▸ **What you are asked to do**
Begin with the first line of the material and write out each line exactly, ending with the line that contains "(200,38) -- (d1tip);". Pictures are not part of the copy.

── Dataset excerpt ──

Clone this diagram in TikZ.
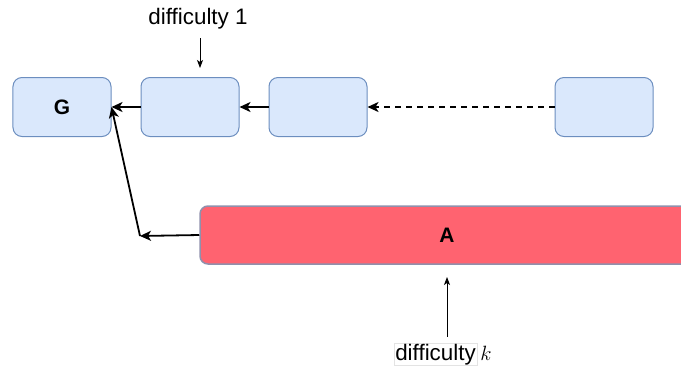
\documentclass[tikz,border=0pt]{standalone}
\usepackage{fontspec}
\setmainfont{Liberation Sans}
\usetikzlibrary{arrows.meta}
\definecolor{boxfill}{HTML}{DAE8FC}
\definecolor{boxline}{HTML}{6C8EBF}
\definecolor{redfill}{HTML}{FF6370}
\definecolor{redline}{HTML}{9090AC}
\begin{document}
\begin{tikzpicture}[x=1bp,y=-1bp,
  block/.style={draw=boxline, fill=boxfill, rounded corners=9bp, line width=1bp,
    minimum width=98bp, minimum height=59bp, inner sep=0pt,
    font=\fontsize{21}{24}\selectfont\bfseries},
  bigblock/.style={draw=redline, fill=redfill, rounded corners=8bp, line width=1.5bp,
    minimum width=494bp, minimum height=58bp, inner sep=0pt,
    font=\fontsize{21}{24}\selectfont\bfseries},
  conn/.style={line width=1.8bp, -{Stealth[length=11bp,width=10bp,inset=3bp]}},
  pointer/.style={line width=0.9bp, -{Stealth[length=8bp,width=6bp,inset=2bp]}},
  lbl/.style={inner sep=0pt, font=\fontsize{22.5}{26}\selectfont}
]
\useasboundingbox (0,0) rectangle (681,366);
\clip (0,0) rectangle (681,366);

% chain of blocks
\node[block] (G)  at (62,107)  {G};
\node[block] (b2) at (190,107) {};
\node[block] (b3) at (318,107) {};
\node[block] (b4) at (604,107) {};

% long block running off the right side
\node[bigblock] (A) at (447,235) {A};

% links along the chain
\draw[conn] (b2.west) -- (G.east);
\draw[conn] (b3.west) -- (b2.east);
\draw[conn, dash pattern=on 6bp off 5bp] (b4.west) -- (b3.east);

% link from A back to G through a corner point
\coordinate (bend) at (140,236);
\draw[conn] (A.west) -- (bend);
\draw[conn] (bend) -- (G.east);

% difficulty labels
\node[lbl] (d1) at (198,19) {difficulty 1};
\coordinate (d1tip) at (200,68);
\draw[pointer] (200,38) -- (d1tip);

\node[lbl, draw=gray!22, line width=0.5bp, inner sep=1bp, anchor=base west] (dk) at (394,360) {difficulty};
\node[lbl, anchor=base west] (dkk) at ([xshift=3bp]dk.base east) {$k$};
\coordinate (dktip) at (447,277);
\draw[pointer] ([yshift=6bp]dktip |- dk.north) -- (dktip);
\end{tikzpicture}
\end{document}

───

▸ **Exercise solution**
Clone this diagram in TikZ.
\documentclass[tikz,border=0pt]{standalone}
\usepackage{fontspec}
\setmainfont{Liberation Sans}
\usetikzlibrary{arrows.meta}
\definecolor{boxfill}{HTML}{DAE8FC}
\definecolor{boxline}{HTML}{6C8EBF}
\definecolor{redfill}{HTML}{FF6370}
\definecolor{redline}{HTML}{9090AC}
\begin{document}
\begin{tikzpicture}[x=1bp,y=-1bp,
  block/.style={draw=boxline, fill=boxfill, rounded corners=9bp, line width=1bp,
    minimum width=98bp, minimum height=59bp, inner sep=0pt,
    font=\fontsize{21}{24}\selectfont\bfseries},
  bigblock/.style={draw=redline, fill=redfill, rounded corners=8bp, line width=1.5bp,
    minimum width=494bp, minimum height=58bp, inner sep=0pt,
    font=\fontsize{21}{24}\selectfont\bfseries},
  conn/.style={line width=1.8bp, -{Stealth[length=11bp,width=10bp,inset=3bp]}},
  pointer/.style={line width=0.9bp, -{Stealth[length=8bp,width=6bp,inset=2bp]}},
  lbl/.style={inner sep=0pt, font=\fontsize{22.5}{26}\selectfont}
]
\useasboundingbox (0,0) rectangle (681,366);
\clip (0,0) rectangle (681,366);

% chain of blocks
\node[block] (G)  at (62,107)  {G};
\node[block] (b2) at (190,107) {};
\node[block] (b3) at (318,107) {};
\node[block] (b4) at (604,107) {};

% long block running off the right side
\node[bigblock] (A) at (447,235) {A};

% links along the chain
\draw[conn] (b2.west) -- (G.east);
\draw[conn] (b3.west) -- (b2.east);
\draw[conn, dash pattern=on 6bp off 5bp] (b4.west) -- (b3.east);

% link from A back to G through a corner point
\coordinate (bend) at (140,236);
\draw[conn] (A.west) -- (bend);
\draw[conn] (bend) -- (G.east);

% difficulty labels
\node[lbl] (d1) at (198,19) {difficulty 1};
\coordinate (d1tip) at (200,68);
\draw[pointer] (200,38) -- (d1tip);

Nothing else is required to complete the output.